I'm sure once I know I will be ok. I might have my moments at first, but I'm sure once I feel some proper kicks and start getting ready and get a name and people stop saying about it possibly being a girl, then I will be able to get excited and bond with him. Its the not knowing thats driving me crazy.


----------



## geordiemammy

It's the same with me it's the not knowing that's the killer they should be able to do a blood test early to find out lol x


----------



## motherofboys

Yeah if only all the peeing on baking soda and stuff wasn't old wives tales LOL
Have you done the ring/needle test again? I've done it a few times and get the same result every time. I know its only and old wives tale but you'd think if it was just random swinging then it would change every time you did it.


----------



## geordiemammy

What did yours say??

I have done it a few times on my and oh and on everyone that enters my house to see if its right mine and oh are the same all the time and its been right for everyone else I have done it to my fiends aunt done it years ago and it didn't move at all and she found out a few years later she couldn't have kids!! 
Xx


----------



## motherofboys

Over my tummy it says girl and over my wrist it counts out 3 boys and then a girl. Also last time I did it instead of getting excited and stopping it right after it said girl I waited to see if it would stop. It did stop then said girl again!

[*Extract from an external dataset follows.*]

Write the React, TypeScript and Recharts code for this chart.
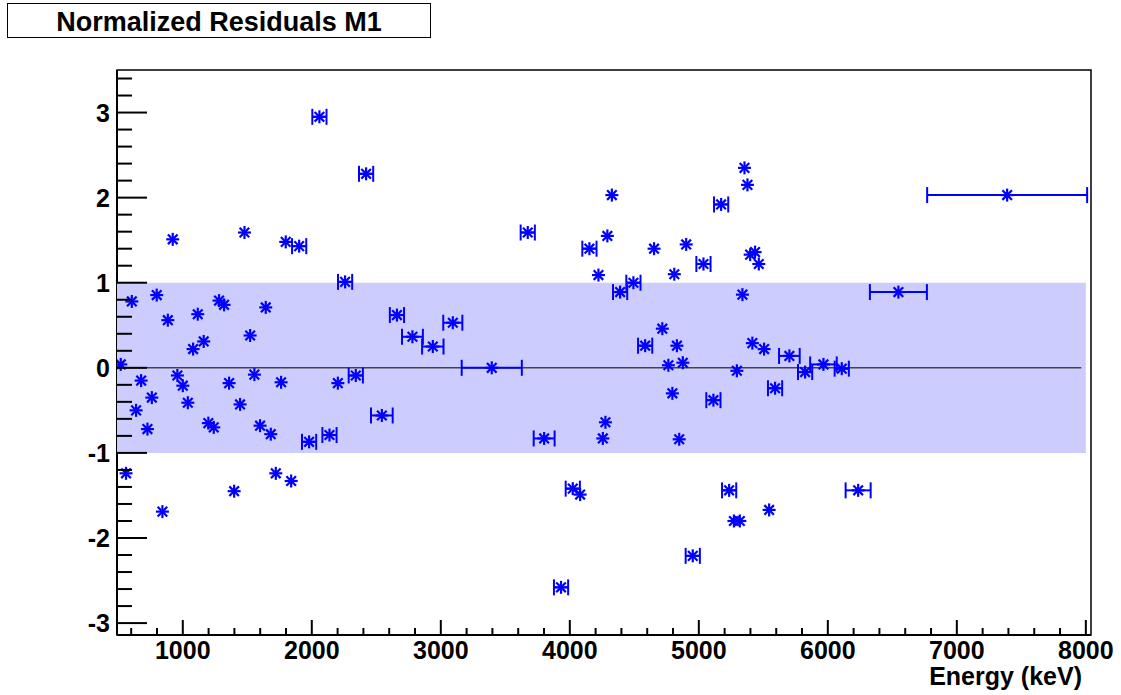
import {
  ScatterChart,
  Scatter,
  XAxis,
  YAxis,
  ErrorBar,
  ReferenceArea,
  ReferenceLine,
} from "recharts";

const energies = [
  519, 560, 605, 638, 677, 726, 760, 798, 842, 884, 922, 958, 1000, 1039, 1080, 1116,
  1162, 1198, 1240, 1281, 1320, 1359, 1398, 1444, 1478, 1522, 1555, 1599, 1643, 1682,
  1721, 1762, 1798, 1840, 1902, 1979, 2059, 2137, 2202, 2258, 2341, 2421, 2543, 2660,
  2780, 2938, 3093, 3395, 3674, 3801, 3932, 4023, 4080, 4152, 4222, 4256, 4276, 4291,
  4326, 4390, 4493, 4584, 4653, 4717, 4764, 4795, 4810, 4830, 4848, 4876, 4902, 4953,
  5036, 5113, 5173, 5235, 5272, 5295, 5318, 5338, 5354, 5377, 5398, 5415, 5436, 5465,
  5506, 5545, 5591, 5702, 5824, 5966, 6108, 6235, 6547, 7390,
];

const residuals = [
  0.04, -1.24, 0.78, -0.5, -0.15, -0.72, -0.35, 0.855, -1.69, 0.56, 1.51, -0.09, -0.21,
  -0.41, 0.22, 0.63, 0.31, -0.65, -0.7, 0.79, 0.74, -0.18, -1.45, -0.43, 1.59, 0.38,
  -0.08, -0.68, 0.71, -0.78, -1.24, -0.17, 1.48, -1.33, 1.43, -0.87, 2.95, -0.79, -0.18,
  1.01, -0.09, 2.28, -0.56, 0.62, 0.365, 0.25, 0.53, 0.0, 1.59, -0.83, -2.58, -1.42,
  -1.49, 1.4, 1.09, -0.83, -0.64, 1.55, 2.03, 0.89, 1.0, 0.26, 1.4, 0.46, 0.03, -0.3,
  1.1, 0.26, -0.84, 0.06, 1.45, -2.21, 1.22, -0.38, 1.92, -1.44, -1.8, -0.035, -1.8,
  0.86, 2.35, 2.15, 1.33, 0.29, 1.36, 1.22, 0.22, -1.67, -0.24, 0.14, -0.05, 0.04, -0.01,
  -1.44, 0.89, 2.03,
];

const energyErrors = [
  0, 0, 0, 0, 0, 0, 0, 0, 0, 0, 0, 0, 0, 0, 0, 0,
  0, 0, 0, 0, 0, 0, 0, 0, 0, 0, 0, 0, 0, 0,
  0, 0, 0, 0, 55, 55, 55, 55, 0, 55, 55, 55, 84, 55,
  81, 83, 74, 233, 55, 81, 55, 55, 0, 55, 0, 0, 0, 0,
  0, 55, 55, 55, 0, 0, 0, 0, 0, 0, 0, 0, 0, 55,
  55, 55, 55, 55, 0, 0, 0, 0, 0, 0, 0, 0, 0, 0,
  0, 0, 55, 80, 55, 103, 55, 97, 221, 620,
];

const xMajorTicks = [1000, 2000, 3000, 4000, 5000, 6000, 7000, 8000];
const yMajorTicks = [-3, -2, -1, 0, 1, 2, 3];

const X_DOMAIN: [number, number] = [490, 8040];
const Y_DOMAIN: [number, number] = [-3.14, 3.5];
const BAND = [-1, 1];

const data = energies.map((e, i) => ({
  energy: e,
  residual: residuals[i],
  err: energyErrors[i],
}));

// minor ticks: 5 subdivisions between majors, kept inside the frame
const xTicks: number[] = [];
for (let v = 600; v <= 8000; v += 200) xTicks.push(v);
const yTicks: number[] = [];
for (let k = -15; k <= 17; k++) yTicks.push(Math.round(k * 0.2 * 10) / 10);

const FONT = "'Liberation Sans', Arial, Helvetica, sans-serif";
const BLUE = "#0000ff";

const isMajor = (v: number, majors: number[]) => majors.some((m) => Math.abs(m - v) < 1e-6);

function XTick({ x, y, payload }: any) {
  const v = payload.value;
  const major = isMajor(v, xMajorTicks);
  return (
    <g>
      <line x1={x} x2={x} y1={y} y2={y - (major ? 15 : 7)} stroke="#000" strokeWidth={2} />
      {major && (
        <text x={x} y={y + 24} textAnchor="middle" fontFamily={FONT} fontWeight="bold" fontSize={25} fill="#000">
          {v}
        </text>
      )}
    </g>
  );
}

function YTick({ x, y, payload }: any) {
  const v = payload.value;
  const major = isMajor(v, yMajorTicks);
  return (
    <g>
      <line x1={x} x2={x + (major ? 30 : 15)} y1={y} y2={y} stroke="#000" strokeWidth={2} />
      {major && (
        <text x={x - 7} y={y + 9} textAnchor="end" fontFamily={FONT} fontWeight="bold" fontSize={25} fill="#000">
          {v}
        </text>
      )}
    </g>
  );
}

function Asterisk({ cx, cy }: any) {
  if (cx == null || cy == null) return null;
  const r = 6.5;
  const d = 4.8;
  return (
    <g stroke={BLUE} strokeWidth={2.2}>
      <line x1={cx - r} x2={cx + r} y1={cy} y2={cy} />
      <line x1={cx} x2={cx} y1={cy - r} y2={cy + r} />
      <line x1={cx - d} x2={cx + d} y1={cy - d} y2={cy + d} />
      <line x1={cx - d} x2={cx + d} y1={cy + d} y2={cy - d} />
    </g>
  );
}

export default function App() {
  return (
    <div style={{ position: "absolute", left: 0, top: 0, width: 1121, height: 695, background: "#fff" }}>
      <div
        style={{
          position: "absolute",
          left: 7,
          top: 3,
          width: 422,
          height: 33,
          border: "1px solid #000",
          textAlign: "center",
          fontFamily: FONT,
          fontWeight: "bold",
          fontSize: 27,
          lineHeight: "36px",
          boxSizing: "content-box",
        }}
      >
        Normalized Residuals M1
      </div>
      <ScatterChart width={1121} height={695} margin={{ top: 70, right: 30, bottom: 0, left: 17 }}>
        <XAxis
          type="number"
          dataKey="energy"
          domain={X_DOMAIN}
          allowDataOverflow
          ticks={xTicks}
          interval={0}
          tickSize={0}
          tickMargin={0}
          tickLine={false}
          height={60}
          axisLine={{ stroke: "#000", strokeWidth: 2 }}
          tick={<XTick />}
        />
        <YAxis
          type="number"
          dataKey="residual"
          domain={Y_DOMAIN}
          allowDataOverflow
          ticks={yTicks}
          interval={0}
          tickSize={0}
          tickMargin={0}
          tickLine={false}
          width={100}
          axisLine={{ stroke: "#000", strokeWidth: 2 }}
          tick={<YTick />}
        />
        <ReferenceArea
          x1={X_DOMAIN[0] + 0.01}
          x2={8000}
          y1={BAND[0]}
          y2={BAND[1]}
          fill="#ccccff"
          fillOpacity={1}
          stroke="none"
          zIndex={550}
        />
        <ReferenceLine
          segment={[
            { x: X_DOMAIN[0], y: 0 },
            { x: 7965, y: 0 },
          ]}
          stroke="#444"
          strokeWidth={1.5}
          zIndex={560}
        />
        <ReferenceArea
          x1={X_DOMAIN[0]}
          x2={X_DOMAIN[1]}
          y1={Y_DOMAIN[0]}
          y2={Y_DOMAIN[1]}
          fill="none"
          stroke="#000"
          strokeWidth={1.5}
        />
        <Scatter data={data} isAnimationActive={false} shape={<Asterisk />} zIndex={700}>
          <ErrorBar dataKey="err" direction="x" width={8} stroke={BLUE} strokeWidth={2} zIndex={700} />
        </Scatter>
      </ScatterChart>
      <div
        style={{
          position: "absolute",
          left: 0,
          top: 664,
          width: 1082,
          textAlign: "right",
          fontFamily: FONT,
          fontWeight: "bold",
          fontSize: 25,
          lineHeight: "25px",
        }}
      >
        Energy (keV)
      </div>
    </div>
  );
}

So maybe there are 5 babies in my future....


----------



## geordiemammy

Mine stopped after this one which said girl and so did oh s have you tried it on your dh :) x


----------



## motherofboys

I'll have to see if he'll do it lol


----------



## geordiemammy

I just told oh to humour me cause he wasn't going to let me do it lol x


----------



## Mummy Bean

im feeling girly. x


----------